Even without the change in legislation, Variable Annuities seem to be making a comeback. Cudmore showed how sales flattened out in the US after the peak in 2007 but are beginning to build again. In Japan the business, which only began in the early 2000s and then collapsed in 2009/10, is also showing signs of recovery. This is happening despite the continuance of low interest rates which put up the cost of the guarantees and led to the decline of the business in the first place. Cudmore argues that more innovative methods have reduced the cost of providing guarantees and made hedging better. He also believes that competing products that provide guarantees on a non-economically priced basis (e.g. With Profit) are on the retreat.
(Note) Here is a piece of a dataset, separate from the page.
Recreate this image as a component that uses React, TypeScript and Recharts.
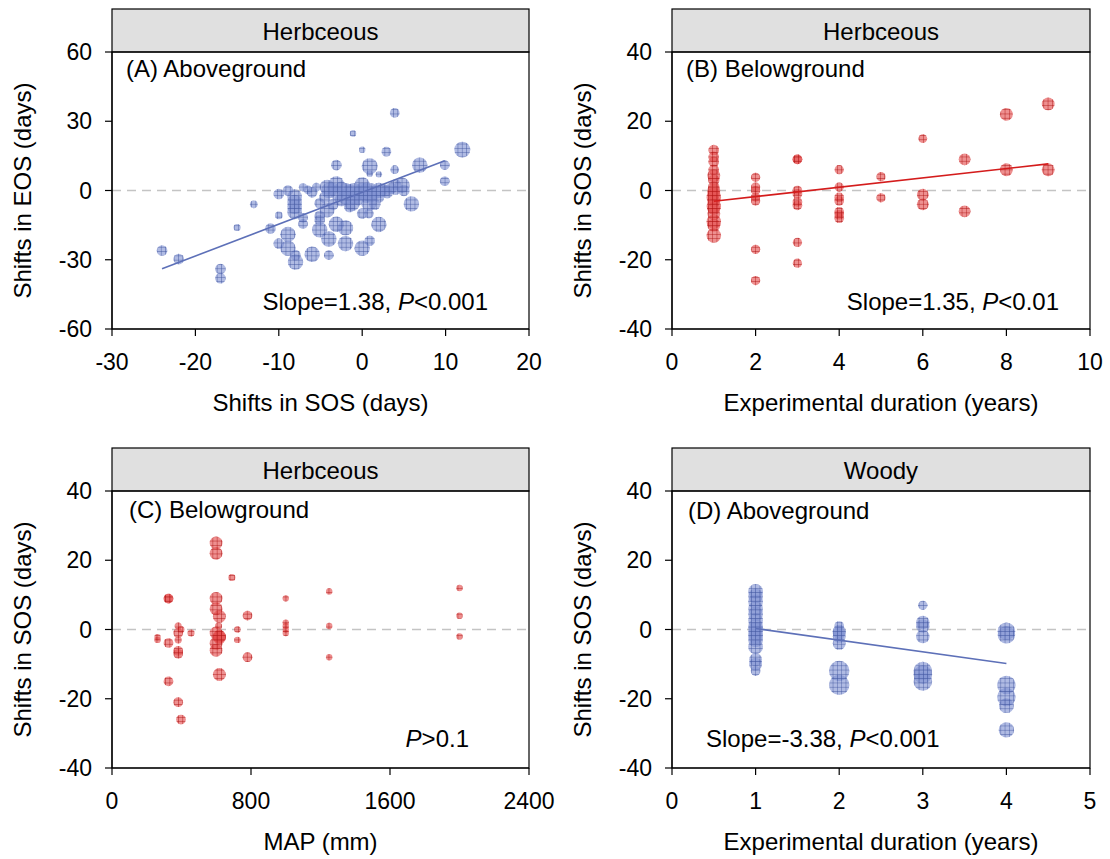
import React from "react";
import { ScatterChart, Scatter, XAxis, YAxis, ReferenceLine } from "recharts";

const FONT = '"Liberation Sans", Arial, Helvetica, sans-serif';

const BLUE = "#7f91d2";
const BLUE_GRID = "#3e529c";
const BLUE_LINE = "#5d70b8";
const RED = "#e44c4c";
const RED_GRID = "#a80c0c";
const RED_LINE = "#d41c1c";

// [x, y, weight]; weight drives the marker area
type Pt = [number, number, number];

// (A) herbaceous, aboveground: shift in SOS vs shift in EOS
const herbAbove: Pt[] = [
  [-24, -26, 1.8], [-22, -29.7, 1.8], [-17, -34, 1.8], [-17, -38, 1.8],
  [-15, -16, 1.1], [-13, -6, 1.2], [-11, -16.5, 1.8], [-10, -10.8, 1.2],
  [-10, -1.5, 1.8], [-10, -23, 1.8], [-8.9, 0, 1.8], [-8.9, -19, 3.2],
  [-8.9, -25, 3.2], [-8.1, -2.7, 3], [-8.1, -5, 3], [-8.1, -7, 3],
  [-8.1, -9.2, 3], [-8, -28, 1.8], [-8, -31, 3.2], [-7.1, 1.4, 1.3],
  [-7.1, -11.8, 1.6], [-7.1, -14.5, 1.6], [-6, -0.8, 1.8], [-6, -27.6, 3.2],
  [-6.5, 0.3, 1.4], [-5.5, 1.5, 1.4], [-5.1, -5.5, 1.8], [-5.1, -11, 1.8],
  [-5.1, -12.8, 1.8], [-5.1, -17, 3.2], [-4.2, -8.5, 3], [-4.5, -3, 2],
  [-4, 0, 3.2], [-4.2, 1.5, 3], [-4, -21, 3.2], [-4, -28, 1.6],
  [-3.5, -6, 2], [-3.5, 0.5, 2.5], [-3.1, 3, 3], [-3.1, 11, 1.8],
  [-3.1, -14.6, 3.2], [-3, -1, 3], [-2.5, 1, 2.5], [-2.5, -4, 2.5],
  [-2, -2.7, 3.2], [-2, -16.2, 3.2], [-2, -23, 3.2], [-2, 0, 3],
  [-1.5, 0, 2.5], [-1.5, -7, 2], [-1.2, -5.5, 3.2], [-1.1, 24.7, 1],
  [-1, 0, 3], [-1, -3, 3], [-0.5, -1, 2.5], [-0.5, -4, 2],
  [0, 2.4, 3.2], [0, 0, 3.2], [0, -1, 3], [0, -10, 1.8],
  [0, -25, 3.2], [0, 17.7, 1], [0.5, 0.5, 2.5], [0.5, -3, 2],
  [0.8, -5.5, 3.2], [0.8, -10, 1.6], [0.9, 10.5, 3.4], [0.9, 7.3, 1],
  [1, 0, 3], [1, -2, 3], [0.9, -21.8, 1.8], [1.5, -1, 2.5],
  [1.5, -6, 2], [2, 7, 1], [2, 0, 3.2], [2, -3, 1.8],
  [2, -14.7, 3.2], [2.5, 0.5, 2], [2.9, 16.8, 1.6], [2.9, 0, 2],
  [3, -1, 2], [3.5, 1, 2], [3.9, 33.6, 1.6], [3.9, 9, 1.4],
  [4, 2.4, 2], [4, 0, 1.5], [4.8, 2.2, 3.2], [5, 0, 2],
  [5.9, -5.8, 3.2], [6.9, 11, 3.2], [9.9, 11, 1.6], [9.9, 4, 1.6],
  [12, 17.7, 3.4],
];
const herbAboveFit: [number, number][] = [[-24, -33.9], [9.9, 12.9]];

// (B) herbaceous, belowground: experimental duration vs shift in SOS
const herbBelowYears: Pt[] = [
  [1, 11.7, 1.8], [1, 9.7, 1.8], [1, 8.3, 1.8], [1, 6, 1.8], [1, 4.3, 2.4],
  [1, 3, 2], [1, 1, 2], [1, 0, 2.4], [1, -1, 2.4], [1, -2, 2.9],
  [1, -3, 2.4], [1, -4.5, 2.9], [1, -5.2, 2.4], [1, -6.7, 2.4], [1, -9, 2.9],
  [1, -10, 2.4], [1, -13, 2.9],
  [2, 3.8, 1.5], [2, 1, 1.5], [2, 0, 1.5], [2, -1.9, 1.5], [2, -3, 1.5],
  [2, -17, 1.5], [2, -26, 1.5],
  [3, 9, 1.6], [3, 9, 1.6], [3, 0, 1.6], [3, -1, 1.6], [3, -3.3, 1.6],
  [3, -4.3, 1.6], [3, -15, 1.5], [3, -21, 1.5],
  [4, 6, 1.5], [4, 1, 1.5], [4, -2, 1.6], [4, -3, 1.6], [4, -6.2, 1.6],
  [4, -7, 1.6], [4, -8, 1.6],
  [5, 4, 1.5], [5, -2.1, 1.5],
  [6, 15, 1.4], [6, -1.2, 2.1], [6, -4, 2.1],
  [7, 9, 2.1], [7, -6, 2.1],
  [8, 22, 2.4], [8, 6, 2.4],
  [9, 25, 2.4], [9, 6, 2.4],
];
const herbBelowYearsFit: [number, number][] = [[1, -3.1], [9, 7.7]];

// (C) herbaceous, belowground: MAP vs shift in SOS
const herbBelowMap: Pt[] = [
  [262, -2.2, 1], [262, -3, 1], [325, 8.9, 1.6], [325, 8.9, 1.6],
  [325, -3.9, 1.6], [325, -15, 1.6], [381, 1, 1.1], [381, -1, 1.6],
  [397, 0, 1.1], [381, -3, 1.1], [381, -6.2, 1.6], [381, -7, 1.6],
  [381, -21, 1.6], [397, -26, 1.6], [455, -1, 1.1],
  [599, 25, 2.4], [599, 22, 2.4], [690, 15, 1.1], [599, 9, 2.4],
  [599, 6, 2.4], [618, 3.8, 2.4], [613, 1, 1.1], [599, -1, 2.4],
  [618, -2, 2.4], [618, -2, 2.4], [618, -2.4, 2.4], [599, -4, 2.4],
  [599, -6, 2.4], [618, -13, 2.4], [722, 0, 1], [722, -3, 1],
  [780, 4, 1.6], [780, -8, 1.6],
  [1000, 9, 1], [1000, 2, 1], [1000, 1, 1], [1000, 0, 1], [1000, -1, 1],
  [1250, 11, 1], [1250, 1, 1], [1250, -8, 1],
  [2000, 12, 1], [2000, 4, 1], [2000, -2, 1],
];

// (D) woody, aboveground: experimental duration vs shift in SOS
const woodyAbove: Pt[] = [
  [1, 11, 3], [1, 9.7, 3], [1, 8, 3], [1, 6, 3], [1, 4.5, 3],
  [1, 2.6, 3], [1, 1, 3], [1, 0, 3], [1, -1, 3], [1, -2, 3],
  [1, -3, 3], [1, -5, 3], [1, -8.7, 2.4], [1, -10, 2.4], [1, -12, 1.6],
  [2, 1, 1.6], [2, -0.5, 2.4], [2, -1, 2.4], [2, -2, 2.4], [2, -4, 2.4],
  [2, -12, 5.2], [2, -16, 5.2],
  [3, 7, 1.5], [3, 2, 2.6], [3, 1, 2.6], [3, -2, 2.6],
  [3, -12, 4.4], [3, -13, 4.4], [3, -15, 4.4],
  [4, -0.5, 4], [4, -1.5, 4], [4, -16, 4.4], [4, -19.5, 4.4],
  [4, -22, 3], [4, -29, 3.2],
];
const woodyAboveFit: [number, number][] = [[1, 0.3], [4, -9.8]];

const AXIS_W = 112;

type PanelDef = {
  left: number;
  top: number;
  width: number;
  height: number;
  plotTop: number;
  plotRight: number;
  plotBottom: number;
  xDomain: [number, number];
  xTicks: number[];
  yDomain: [number, number];
  yTicks: number[];
  xLabel: string;
  yLabel: string;
  xLabelOffset: number;
  points: Pt[];
  fit?: [number, number][];
  kind: "blue" | "red";
};

const panels: PanelDef[] = [
  {
    left: 0, top: 0, width: 560, height: 440, plotTop: 52, plotRight: 529, plotBottom: 329,
    xDomain: [-30, 20], xTicks: [-30, -20, -10, 0, 10, 20],
    yDomain: [-60, 60], yTicks: [-60, -30, 0, 30, 60],
    xLabel: "Shifts in SOS (days)", yLabel: "Shifts in EOS (days)", xLabelOffset: 29,
    points: herbAbove, fit: herbAboveFit, kind: "blue",
  },
  {
    left: 560, top: 0, width: 550, height: 440, plotTop: 52, plotRight: 530, plotBottom: 329,
    xDomain: [0, 10], xTicks: [0, 2, 4, 6, 8, 10],
    yDomain: [-40, 40], yTicks: [-40, -20, 0, 20, 40],
    xLabel: "Experimental duration (years)", yLabel: "Shifts in SOS (days)", xLabelOffset: 29,
    points: herbBelowYears, fit: herbBelowYearsFit, kind: "red",
  },
  {
    left: 0, top: 440, width: 560, height: 419, plotTop: 51, plotRight: 529, plotBottom: 328,
    xDomain: [0, 2400], xTicks: [0, 800, 1600, 2400],
    yDomain: [-40, 40], yTicks: [-40, -20, 0, 20, 40],
    xLabel: "MAP (mm)", yLabel: "Shifts in SOS (days)", xLabelOffset: 9,
    points: herbBelowMap, kind: "red",
  },
  {
    left: 560, top: 440, width: 550, height: 419, plotTop: 51, plotRight: 530, plotBottom: 328,
    xDomain: [0, 5], xTicks: [0, 1, 2, 3, 4, 5],
    yDomain: [-40, 40], yTicks: [-40, -20, 0, 20, 40],
    xLabel: "Experimental duration (years)", yLabel: "Shifts in SOS (days)", xLabelOffset: 9,
    points: woodyAbove, fit: woodyAboveFit, kind: "blue",
  },
];

const headers = ["Herbceous", "Herbceous", "Herbceous", "Woody"];

// marker area grows linearly with the weight
const radiusOf = (w: number) => Math.sqrt((32 + (w - 1) * 70) / Math.PI);

const makeDot = (fill: string, pattern: string) => (props: any) => {
  const { cx, cy, payload } = props;
  if (cx == null || cy == null) return <g />;
  const r = radiusOf(payload?.w ?? 1);
  return (
    <g>
      <circle cx={cx} cy={cy} r={r} fill={fill} fillOpacity={0.62} />
      <circle cx={cx} cy={cy} r={r} fill={`url(#${pattern})`} />
    </g>
  );
};

const blueDot = makeDot(BLUE, "gridBlue");
const redDot = makeDot(RED, "gridRed");

const tickStyle = { fontSize: 23, fill: "#000", fontFamily: FONT };

function Panel({ p }: { p: PanelDef }) {
  const rows = p.points.map(([x, y, w]) => ({ x, y, w }));
  const fitRows = (p.fit ?? []).map(([x, y]) => ({ x, y }));
  const lineColor = p.kind === "blue" ? BLUE_LINE : RED_LINE;
  return (
    <div style={{ position: "absolute", left: p.left, top: p.top }}>
      <ScatterChart
        width={p.width}
        height={p.height}
        margin={{ top: p.plotTop, right: p.width - p.plotRight, bottom: 0, left: 0 }}
        style={{ fontFamily: FONT }}
      >
        <XAxis
          type="number"
          dataKey="x"
          domain={p.xDomain}
          ticks={p.xTicks}
          allowDataOverflow
          height={p.height - p.plotBottom}
          tickSize={7}
          tickMargin={18}
          tick={tickStyle}
          stroke="#000"
          strokeWidth={1.2}
          label={{ value: p.xLabel, position: "insideBottom", offset: p.xLabelOffset, fontSize: 24, fill: "#000" }}
        />
        <YAxis
          type="number"
          dataKey="y"
          domain={p.yDomain}
          ticks={p.yTicks}
          allowDataOverflow
          width={AXIS_W}
          tickSize={7}
          tickMargin={13}
          tick={tickStyle}
          stroke="#000"
          strokeWidth={1.2}
          label={{
            value: p.yLabel,
            angle: -90,
            position: "insideLeft",
            offset: 22,
            fontSize: 24,
            fill: "#000",
            style: { textAnchor: "middle" },
          }}
        />
        <ReferenceLine y={0} stroke="#c4c4c4" strokeWidth={1.3} strokeDasharray="9 6" />
        <Scatter
          data={rows}
          shape={p.kind === "blue" ? blueDot : redDot}
          isAnimationActive={false}
        />
        {fitRows.length > 0 && (
          <Scatter
            data={fitRows}
            line={{ stroke: lineColor, strokeWidth: 1.6 }}
            shape={() => <g />}
            isAnimationActive={false}
          />
        )}
      </ScatterChart>
    </div>
  );
}

type Note = { x: number; y: number; anchor: "start" | "end"; parts: [string, boolean][] };

const notes: Note[] = [
  { x: 126, y: 77, anchor: "start", parts: [["(A) Aboveground", false]] },
  { x: 488, y: 310, anchor: "end", parts: [["Slope=1.38, ", false], ["P", true], ["<0.001", false]] },
  { x: 686, y: 77, anchor: "start", parts: [["(B) Belowground", false]] },
  { x: 1059, y: 310, anchor: "end", parts: [["Slope=1.35, ", false], ["P", true], ["<0.01", false]] },
  { x: 129, y: 518, anchor: "start", parts: [["(C) Belowground", false]] },
  { x: 469, y: 747, anchor: "end", parts: [["P", true], [">0.1", false]] },
  { x: 688, y: 519, anchor: "start", parts: [["(D) Aboveground", false]] },
  { x: 706, y: 747, anchor: "start", parts: [["Slope=-3.38, ", false], ["P", true], ["<0.001", false]] },
];

export default function App() {
  return (
    <div
      style={{
        position: "absolute",
        left: 0,
        top: 0,
        width: 1110,
        height: 859,
        background: "#fff",
        fontFamily: FONT,
        overflow: "hidden",
      }}
    >
      {panels.map((p, i) => (
        <Panel key={i} p={p} />
      ))}
      <svg
        width={1110}
        height={859}
        style={{ position: "absolute", left: 0, top: 0, pointerEvents: "none" }}
      >
        <defs>
          <pattern id="gridBlue" width={4.3} height={4.3} patternUnits="userSpaceOnUse">
            <path d="M0 2.15H4.3M2.15 0V4.3" stroke={BLUE_GRID} strokeWidth={0.7} strokeOpacity={0.6} fill="none" />
          </pattern>
          <pattern id="gridRed" width={4.3} height={4.3} patternUnits="userSpaceOnUse">
            <path d="M0 2.15H4.3M2.15 0V4.3" stroke={RED_GRID} strokeWidth={0.7} strokeOpacity={0.6} fill="none" />
          </pattern>
        </defs>
        {panels.map((p, i) => {
          const x0 = p.left + AXIS_W;
          const x1 = p.left + p.plotRight;
          const y0 = p.top + p.plotTop;
          const y1 = p.top + p.plotBottom;
          const hTop = y0 - 43;
          return (
            <g key={i}>
              <rect x={x0} y={hTop} width={x1 - x0} height={y0 - hTop} fill="#e0e0e0" stroke="#000" strokeWidth={1.2} />
              <text x={(x0 + x1) / 2} y={hTop + 30.5} textAnchor="middle" fontSize={24} fill="#000">
                {headers[i]}
              </text>
              <rect x={x0} y={y0} width={x1 - x0} height={y1 - y0} fill="none" stroke="#000" strokeWidth={1.2} />
            </g>
          );
        })}
        {notes.map((n, i) => (
          <text key={i} x={n.x} y={n.y} textAnchor={n.anchor} fontSize={24} fill="#000">
            {n.parts.map(([t, it], j) => (
              <tspan key={j} fontStyle={it ? "italic" : "normal"}>
                {t}
              </tspan>
            ))}
          </text>
        ))}
      </svg>
    </div>
  );
}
VA business is nevertheless not a simple business and Cudmore emphasises the importance of scale. In the UK there are only three main players, and the European markets are also dominated by a few companies such as Met Life, Axa, Aegon and Allianz. However even those companies have focussed only on the largest markets such as France and Germany as well as the UK. The good news for us is that most of them are providing the product through specialist companies located here and Cudmore estimates that 90% of European business is regulated in Ireland. This has allowed Ireland to build up an expertise in running and regulating the business not easily replicated elsewhere. There are about 120 actuaries and actuarial students working on VA business in Ireland, and the Central Bank is regarded as the expert in the business among European regulators.
Ironically there are no VA products currently available in the domestic market. Canada Life did provide one for a time but later withdrew it. It will be interesting to see if the product will also make a comeback in Ireland.